Un manuscrit rare apportant un éclairage inédit sur la France de la Renaissance (le Registre des comptes des travaux du château d'Amboise) et un fonds d’archives retraçant le parcours d’un musicien de génie (les archives d’Olivier Messiaen) participent à l’enrichissement des collections nationales. Le point sur ces acquisitions d’exception.

Registre du château d’Amboise : « Des registres aussi complets sont rares »

En classant « Trésor national », en juin 2015, le Registre des comptes des travaux du château d'Amboise pour la période 1495-1496, Fleur Pellerin a empêché la mise en enchères et – sans doute aussi – la sortie du territoire national d'un témoignage unique sur l'un des premiers grands chantiers de la Renaissance française. Dépêché chez Sotheby's à fins d'expertise, Jean-François Moufflet, conservateur du patrimoine aux Archives nationales, département du Moyen Âge et de l'Ancien Régime, a aussitôt mesuré l'intérêt exceptionnel de ce manuscrit : un épais registre de près de 300 feuillets de parchemin conservé dans sa reliure en basane sur ais de bois. « Le jeune roi Charles VIII, qui avait commandé de somptueux travaux d'agrandissement de son château natal, a confié à son trésorier la supervision des travaux.
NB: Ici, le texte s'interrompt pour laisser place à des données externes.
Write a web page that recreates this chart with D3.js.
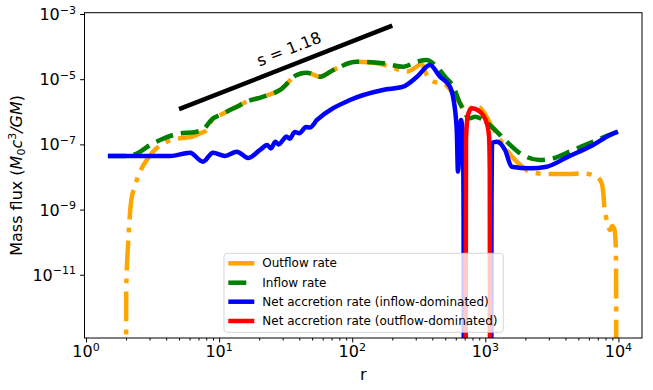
<!DOCTYPE html>
<meta charset="utf-8">
<script src="https://d3js.org/d3.v7.min.js"></script>
<style>
  body { margin: 0; background: #fff; }
  text { font-family: "DejaVu Sans", sans-serif; fill: #000; }
</style>
<div id="my_dataviz"></div>
<script>

// values: [r, mass flux]
var outflow = [
  [2.0,1e-14],[2.005,3.4e-12],[2.08,1.17e-10],[2.18,1.71e-9],[2.33,5.3e-9],[2.55,1.46e-8],
  [2.86,3.32e-8],[3.21,6.13e-8],[4.04,1.21e-7],[5.08,1.54e-7],[6.22,1.72e-7],[7.19,2.19e-7],
  [8.07,2.77e-7],[9.0,6.3e-7],[10.2,7.98e-7],[11.4,1.01e-6],[13.6,1.43e-6],[16.1,2.04e-6],
  [21.5,2.9e-6],[28.7,4.67e-6],[38.3,1.35e-5],[45.5,1.58e-5],[57.3,1.19e-5],[72.1,1.91e-5],
  [108,3.44e-5],[160,3.0e-5],[192,2.42e-5],[257,1.7e-5],[305,2.42e-5],[330,3.0e-5],
  [363,1.35e-5],[407,8.38e-6],[484,7.48e-6],[560,4.14e-6],[646,1.82e-6],[725,1.01e-6],
  [837,1.62e-6],[967,1.01e-6],[1084,4.43e-7],[1253,1.72e-7],[1448,6.73e-8],[1722,2.94e-8],
  [2168,1.46e-8],[2892,1.24e-8],[4090,1.24e-8],[5450,1.28e-8],[6870,1.02e-8],[7490,6.41e-9],
  [7700,3.16e-9],[7840,1.23e-9],[8170,4.8e-10],[8650,2.37e-10],[8960,3.14e-10],[9270,2.73e-10],
  [9510,1.17e-10],[9590,2.84e-11],[9620,1.69e-12],[9630,1e-14]
];

var inflow = [
  [1.46,4.4e-8],[1.96,4.4e-8],[2.25,4.73e-8],[2.55,5.97e-8],[3.03,9.6e-8],[3.6,1.36e-7],
  [4.8,2.08e-7],[6.79,2.45e-7],[7.57,2.86e-7],[9.0,6.3e-7],[10.2,7.98e-7],[11.4,1.01e-6],
  [13.6,1.43e-6],[16.1,2.04e-6],[21.5,2.9e-6],[28.7,4.67e-6],[38.3,1.35e-5],[45.5,1.58e-5],
  [57.3,1.19e-5],[72.1,1.91e-5],[108,3.44e-5],[171,3.08e-5],[242,2.42e-5],[305,3.44e-5],
  [363,3.88e-5],[419,2.73e-5],[498,1.19e-5],[575,5.89e-6],[646,1.82e-6],[767,6.3e-7],
  [837,7.08e-7],[967,5.6e-7],[1148,3.12e-7],[1448,1.21e-7],[1823,5.33e-8],[2575,3.32e-8],
  [3243,3.75e-8],[4580,6.73e-8],[6480,1.21e-7],[9160,2.19e-7],[9930,2.45e-7]
];

var netInflowDom = [
  [1.46,4.4e-8],[4.28,4.4e-8],[6.04,5.56e-8],[7.57,2.94e-8],[9.0,5.56e-8],[11.07,4.4e-8],
  [13.6,5.97e-8],[16.5,3.83e-8],[20.3,6.73e-8],[23,9.5e-8],[24.5,7.5e-8],[26.5,1.2e-7],
  [28,1.0e-7],[30.2,1.36e-7],[32,1.75e-7],[34,1.5e-7],[37,2.4e-7],[40,2.2e-7],[45,3.4e-7],
  [48,3.3e-7],[54.4,5.6e-7],[96.2,2.3e-6],[170,4.67e-6],[241,5.89e-6],[307,1.19e-5],
  [384,2.73e-5],[457,1.19e-5],[543,5.89e-6],[572,2.9e-6],[610,2.77e-7],[623,1.46e-8],
  [657,5.6e-7],[676,2.24e-7],[686,2e-9],[690,1e-14],[1110,1e-14],[1113,2e-9],[1122,1.1e-7],
  [1219,1.21e-7],[1407,6.73e-8],[1578,2.07e-8],[2168,1.85e-8],[2892,2.07e-8],[4090,4.0e-8],
  [6450,9.6e-8],[8650,1.94e-7],[9930,2.45e-7]
];

var netOutflowDom = [
  [712,1e-14],[716,1.36e-7],[741,7.98e-7],[791,1.28e-6],[912,1.01e-6],[1025,4.53e-7],
  [1067,1.72e-7],[1080,1.64e-8],[1084,1e-14]
];

// reference slope line
var slopeR = [5, 200];
var slopeF = [1.2e-6, 4.4e-4];
var slopeLabel = "s = 1.18";

var xTicks = [1, 10, 100, 1000, 10000];
var yTicks = [1e-3, 1e-5, 1e-7, 1e-9, 1e-11];
var legendNames = ["Outflow rate", "Inflow rate",
  "Net accretion rate (inflow-dominated)", "Net accretion rate (outflow-dominated)"];

var W = 653, H = 390;
var pL = 84.5, pR = 642, pT = 12.7, pB = 338;

var svg = d3.select("#my_dataviz").append("svg")
  .attr("width", W).attr("height", H);

var x = d3.scaleLog().domain([0.974, 15040]).range([pL, pR]);
var y = d3.scaleLog().domain([Math.pow(10, -12.94), Math.pow(10, -2.96)]).range([pB, pT]);

svg.append("clipPath").attr("id", "clip")
  .append("rect").attr("x", pL).attr("y", pT)
  .attr("width", pR - pL).attr("height", pB - pT);

var line = d3.line()
  .x(function(d) { return x(d[0]); })
  .y(function(d) { return y(d[1]); })
  .curve(d3.curveMonotoneX);

var styles = [
  {data: outflow, color: "orange", dash: "30,8,5,8"},
  {data: inflow, color: "green", dash: "18,8"},
  {data: netInflowDom, color: "blue", dash: null},
  {data: netOutflowDom, color: "red", dash: null}
];

var plot = svg.append("g").attr("clip-path", "url(#clip)");
styles.forEach(function(s) {
  plot.append("path")
    .datum(s.data)
    .attr("d", line)
    .attr("fill", "none")
    .attr("stroke", s.color)
    .attr("stroke-width", 4.5)
    .attr("stroke-linejoin", "round")
    .attr("stroke-dasharray", s.dash);
});

// slope line
plot.append("line")
  .attr("x1", x(slopeR[0])).attr("y1", y(slopeF[0]))
  .attr("x2", x(slopeR[1])).attr("y2", y(slopeF[1]))
  .attr("stroke", "black").attr("stroke-width", 4.5);
var ang = Math.atan2(y(slopeF[1]) - y(slopeF[0]), x(slopeR[1]) - x(slopeR[0])) * 180 / Math.PI;
svg.append("text")
  .attr("transform", "translate(289,49) rotate(" + ang + ")")
  .attr("text-anchor", "middle")
  .attr("dominant-baseline", "central")
  .style("font-size", "16px")
  .text(slopeLabel);

// x axis: major + minor ticks
var minors = [];
for (var k = 0; k < 5; k++) for (var m = 2; m < 10; m++) {
  var v = m * Math.pow(10, k);
  if (v < 15040) minors.push(v);
}
svg.append("g")
  .attr("transform", "translate(0," + pB + ")")
  .call(d3.axisBottom(x).tickValues(xTicks).tickFormat("").tickSize(4.4).tickSizeOuter(0))
  .call(function(g) { g.select(".domain").remove(); });
svg.append("g")
  .attr("transform", "translate(0," + pB + ")")
  .call(d3.axisBottom(x).tickValues(minors).tickFormat("").tickSize(2.5).tickSizeOuter(0))
  .call(function(g) { g.select(".domain").remove(); });
svg.append("g")
  .attr("transform", "translate(" + pL + ",0)")
  .call(d3.axisLeft(y).tickValues(yTicks).tickFormat("").tickSize(4.4).tickSizeOuter(0))
  .call(function(g) { g.select(".domain").remove(); });
svg.selectAll(".tick line").attr("stroke", "#000").attr("stroke-width", 1);

// tick labels 10^k
xTicks.forEach(function(v) {
  var e = Math.round(Math.log10(v));
  var t = svg.append("text").attr("x", x(v)).attr("y", 357)
    .attr("text-anchor", "middle").style("font-size", "16px");
  t.append("tspan").text("10");
  t.append("tspan").attr("dy", -6.5).style("font-size", "11px").text(String(e));
});
yTicks.forEach(function(v) {
  var e = Math.round(Math.log10(v));
  var t = svg.append("text").attr("x", 76).attr("y", y(v) + 6)
    .attr("text-anchor", "end").style("font-size", "16px");
  t.append("tspan").text("10");
  t.append("tspan").attr("dy", -6.5).style("font-size", "11px").text("\u2212" + (-e));
});

// frame
svg.append("rect")
  .attr("x", pL).attr("y", pT)
  .attr("width", pR - pL).attr("height", pB - pT)
  .attr("fill", "none").attr("stroke", "#000").attr("stroke-width", 1);

// axis labels
svg.append("text").attr("x", (pL + pR) / 2).attr("y", 380)
  .attr("text-anchor", "middle").style("font-size", "16px").text("r");

var yl = svg.append("text")
  .attr("transform", "translate(22," + ((pT + pB) / 2) + ") rotate(-90)")
  .attr("text-anchor", "middle").style("font-size", "16px");
yl.append("tspan").text("Mass flux (");
yl.append("tspan").style("font-style", "italic").text("M");
yl.append("tspan").attr("dy", 3).style("font-size", "11px").text("0");
yl.append("tspan").attr("dy", -3).style("font-style", "italic").text("c");
yl.append("tspan").attr("dy", -6).style("font-size", "11px").text("3");
yl.append("tspan").attr("dy", 6).style("font-style", "italic").text("/GM");
yl.append("tspan").text(")");

// legend
var lg = svg.append("g");
lg.append("rect")
  .attr("x", 224).attr("y", 253.3).attr("width", 279.3).attr("height", 79)
  .attr("rx", 3)
  .attr("fill", "white").attr("fill-opacity", 0.8)
  .attr("stroke", "#cccccc").attr("stroke-opacity", 0.8);
var rowY = [263.3, 282.7, 301.7, 321];
styles.forEach(function(s, i) {
  lg.append("line")
    .attr("x1", 228.3).attr("x2", 254.3)
    .attr("y1", rowY[i]).attr("y2", rowY[i])
    .attr("stroke", s.color).attr("stroke-width", 4.5)
    .attr("stroke-dasharray", s.dash);
  lg.append("text")
    .attr("x", 262.3).attr("y", rowY[i])
    .attr("dominant-baseline", "central")
    .style("font-size", "12px")
    .text(legendNames[i]);
});

</script>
Celui-ci a désigné un comptable commis au paiement des dépenses, Alexandre Blandin, pour tenir un registre des comptes aussi détaillé que possible. Des registres aussi complets sont rares. Celui-ci est d'ailleurs le seul rescapé d’une série de six. Les autres ont disparu à Amboise, et les exemplaires conservés à la Chambre des Comptes de Paris ont vraisemblablement brûlé dans l'incendie de ses archives, en 1737 ». Ces exercices comptables se lisent comme un roman d'aventures. Les 700 ouvriers du chantier sont désignés par leurs noms et corps de métier : maçons tailleurs de pierres, charpentiers, couvreurs, plombiers, serruriers, etc. Les artisans-femmes gagnent autant que leurs homologues masculins. Une couveuse artificielle de poulets – la première ! – tourne à plein régime. L'augmentation, à certaines dates, des commandes de bois et de chandelles, laisse entendre que le roi va venir visiter le chantier et qu'on y travaille de pied ferme la nuit...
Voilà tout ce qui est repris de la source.